Yesterday afternoon Mashable‘s Josh Dickey posted about Amazon’s 90-day theatrical window thing. It’s widely believed that Netflix shot itself in the foot Academy-wise by going day-and-date with Beasts of No Nation, but Amazon will be dodging that shitstorm, most significantly in the case of Kenneth Lonergan‘s awards-baity Manchester by The Sea, which they acquired at Sundance for $10 million.


(l. to r.) Manchester by the Sea costars Lucas Hedges, Casey Affleck, Kyle Chandler.

(l. to r.) Amazon’s Ted Hope, Roy Price, Bob Berney.

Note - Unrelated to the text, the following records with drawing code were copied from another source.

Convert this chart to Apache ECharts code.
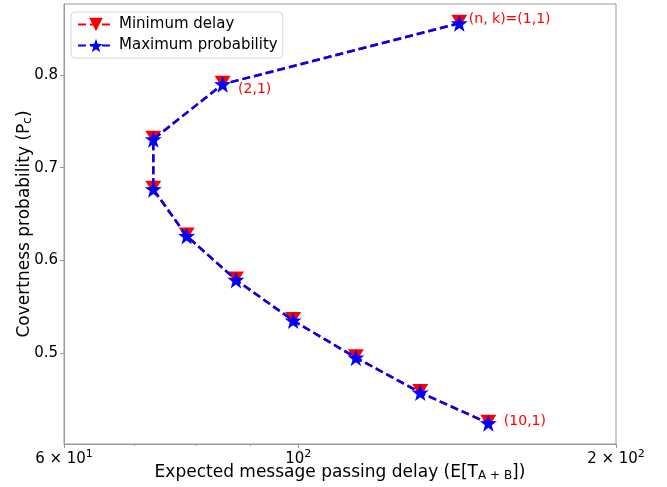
<!DOCTYPE html>
<html><head><meta charset="utf-8">
<script src="https://cdn.jsdelivr.net/npm/echarts@6/dist/echarts.min.js"></script>
<style>html,body{margin:0;padding:0;background:#fff}#c{width:667px;height:487px}</style>
</head><body><div id="c"></div>
<script>
// ---- data ----
var delayX = [142.1, 84.8, 72.9, 72.9, 78.4, 87.3, 98.9, 113.4, 130.5, 151.4];
var minDelayY = [0.8558, 0.7900, 0.7306, 0.6767, 0.6263, 0.5789, 0.5350, 0.4950, 0.4573, 0.4243];
var maxProbY = [0.8558, 0.7900, 0.7306, 0.6767, 0.6263, 0.5789, 0.5350, 0.4950, 0.4573, 0.4243];
var annotIndex = [0, 1, 9];
var annotText = ['(n, k)=(1,1)', '(2,1)', '(10,1)'];
var xTicks = [60, 100, 200];
var xMinorTicks = [70, 80, 90];
var yTicks = [0.5, 0.6, 0.7, 0.8];

// star path
function starPath() {
  var pts = [];
  for (var i = 0; i < 10; i++) {
    var r = (i % 2 === 0) ? 50 : 20;
    var a = -Math.PI / 2 + i * Math.PI / 5;
    pts.push((50 + r * Math.cos(a)).toFixed(2) + ' ' + (50 + r * Math.sin(a)).toFixed(2));
  }
  return 'path://M' + pts.join(' L') + ' Z';
}
var STAR = starPath();
var FONT = 'DejaVu Sans';

function pairs(xs, ys) { return xs.map(function (x, i) { return [x, ys[i]]; }); }

var blueData = pairs(delayX, maxProbY).map(function (p, i) {
  var k = annotIndex.indexOf(i);
  var item = { value: p };
  if (k >= 0) {
    var off = k === 0 ? [-4, -4] : (k === 1 ? [2, 5] : [2, -2]);
    item.label = { show: true, formatter: annotText[k], position: 'right', offset: off,
      color: '#ff0000', fontSize: 14, fontFamily: FONT };
  }
  return item;
});

var chart = echarts.init(document.getElementById('c'), null, { renderer: 'canvas' });
var sup = { fontSize: 11, verticalAlign: 'top', padding: [0, 0, 9, 0], fontFamily: FONT, color: '#000' };
chart.setOption({
  animation: false,
  backgroundColor: '#fff',
  grid: { left: 64, right: 51, top: 4, bottom: 43, show: true, borderColor: '#999', borderWidth: 1,
    outerBoundsMode: 'none', containLabel: false },
  legend: {
    left: 71, top: 12, orient: 'vertical', itemGap: 6, itemWidth: 36, itemHeight: 17,
    backgroundColor: '#fff', borderColor: '#d8d8d8', borderWidth: 1, borderRadius: 4,
    padding: [5, 5, 5, 6],
    textStyle: { fontSize: 15, fontFamily: FONT, color: '#000' },
    data: ['Minimum delay', 'Maximum probability']
  },
  xAxis: [{
    type: 'log', logBase: 10, min: 60, max: 200,
    axisLine: { show: true, lineStyle: { color: '#999' } },
    axisTick: { show: true, length: 4, lineStyle: { color: '#999' }, customValues: xTicks },
    splitLine: { show: false },
    axisLabel: {
      customValues: xTicks, fontSize: 15, fontFamily: FONT, color: '#000', margin: 5,
      formatter: function (v) {
        v = Math.round(v);
        if (v === 60) return '6 × 10{s|1}';
        if (v === 100) return '10{s|2}';
        if (v === 200) return '2 × 10{s|2}';
        return '';
      },
      rich: { s: sup }
    },
    name: 'Expected message passing delay (E[T{b|A + B}])',
    nameLocation: 'middle', nameGap: 20, nameMoveOverlap: false,
    nameTextStyle: { fontSize: 17, fontFamily: FONT, color: '#000',
      rich: { b: { fontSize: 12, verticalAlign: 'bottom', padding: [6, 0, 0, 0], fontFamily: FONT, color: '#000' } } }
  }, {
    type: 'log', logBase: 10, min: 60, max: 200, position: 'bottom',
    axisLine: { show: false },
    axisTick: { show: true, length: 2, lineStyle: { color: '#999' }, customValues: xMinorTicks },
    axisLabel: { show: false }, splitLine: { show: false }
  }],
  yAxis: {
    type: 'value', min: 0.4018, max: 0.8766,
    axisLine: { show: true, lineStyle: { color: '#999' } },
    axisTick: { show: true, length: 4, lineStyle: { color: '#999' }, customValues: yTicks },
    splitLine: { show: false },
    axisLabel: { customValues: yTicks, fontSize: 15, fontFamily: FONT, color: '#000', margin: 6,
      formatter: function (v) { return v.toFixed(1); } },
    name: 'Covertness probability (P{c|c})',
    nameLocation: 'middle', nameGap: 30, nameRotate: 90, nameMoveOverlap: false,
    nameTextStyle: { fontSize: 17, fontFamily: FONT, color: '#000',
      rich: { c: { fontSize: 12, verticalAlign: 'bottom', padding: [6, 0, 0, 0], fontFamily: FONT, color: '#000' } } }
  },
  series: [{
    name: 'Minimum delay', type: 'line', data: pairs(delayX, minDelayY),
    symbol: 'triangle', symbolRotate: 180, symbolSize: [16, 13], symbolOffset: [0, -2],
    itemStyle: { color: '#ff0000' },
    lineStyle: { color: '#ff0000', width: 2.5, type: [8, 4] },
    z: 2
  }, {
    name: 'Maximum probability', type: 'line', data: blueData,
    symbol: STAR, symbolSize: 17,
    itemStyle: { color: '#0000ff' },
    lineStyle: { color: '#0000ff', width: 2.5, type: [8, 4] },
    z: 3
  }]
});
</script></body></html>
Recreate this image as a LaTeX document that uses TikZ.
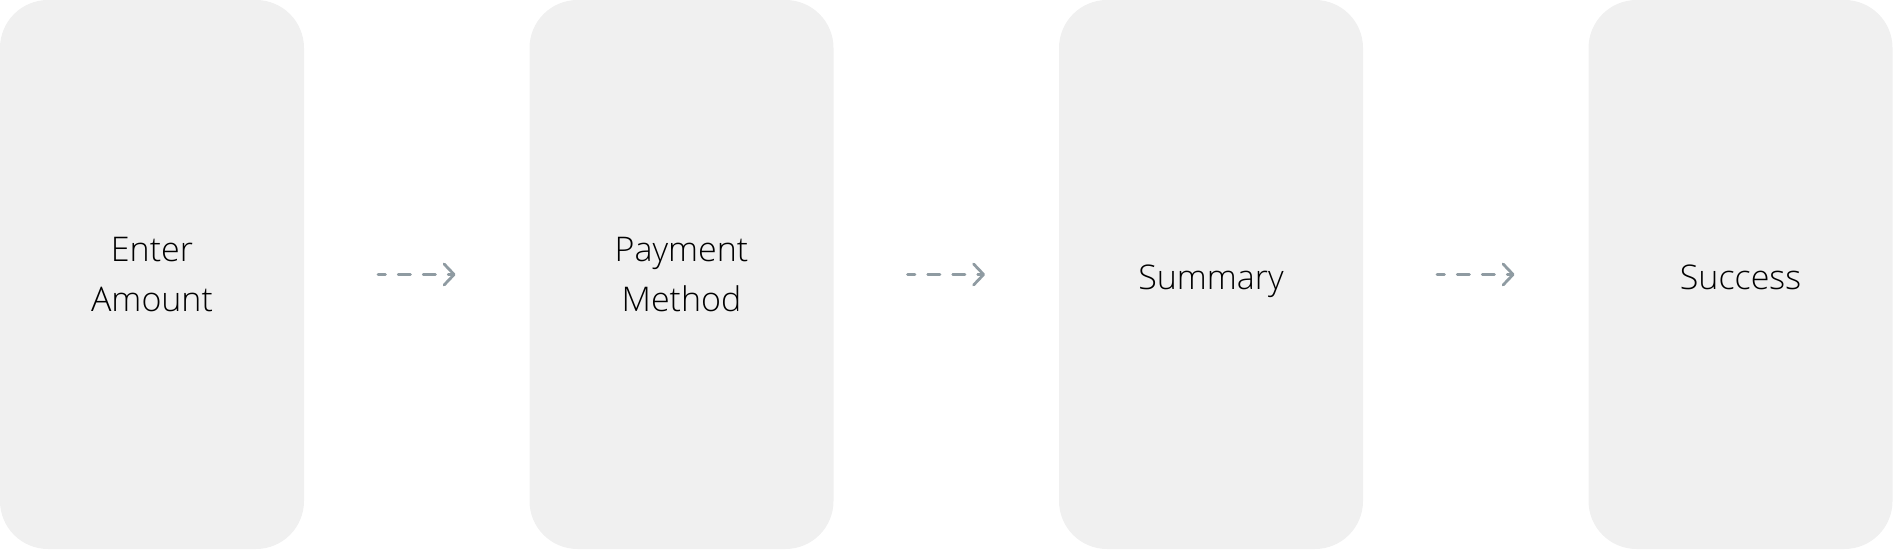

Dickey: “In a new (but very old) strategy that could give it a leg up over other streamers breaking into Hollywood, Amazon is preparing to allow a 90-day window between movie theaters and Prime streaming for many of its upcoming films, allowing for more robust and mainstream cinema runs, Mashable has learned.”

Except Amazon’s Scott Foundas told me about the theatrical window intention six weeks ago on a Park City shuttle bus. Remember, also, that the 90-day thing had been revealed in a February 2nd Deadline interview between Mike Fleming and WME Global head Graham Taylor, who brokered the Manchester deal along with the sale of The Birth of a Nation to Fox Searchlight.

Fleming: “Why did you make the $10 million deal with Amazon, a streaming service, but turn down $20 million from Netflix to take $17.5 million from Fox Searchlight for The Birth Of A Nation?”

Taylor: “With Amazon [and Manchester by the Sea], the filmmakers really connected with Ted Hope, Bob Berney and Josh Kramer and how they saw the release as one with a traditional theatrical window with a minimum of 90-day hold back to give theater chains what they needed. [Amazon] plans a major awards play, which they’ll get behind with p & a.”

By the way: A guy at the Spirit Awards (2.27) told me he’d heard Open Road had more or less agreed to be Amazon’s theatrical partner on Manchester. But Open Road’s Tom Ortenberg was somewhat dismissive when asked about this. He basically said “discussions, yeah, but no deal.” It’s not very sexy to just release a film for a fee as opposed to being involved as a financial and spiritual partner. Plus the size of the distribution fee would have to be satisfactory for all parties.

For the record: The actual Massachusetts town of Manchester-by-the-Sea obviously uses hyphens; the movie title doesn’t.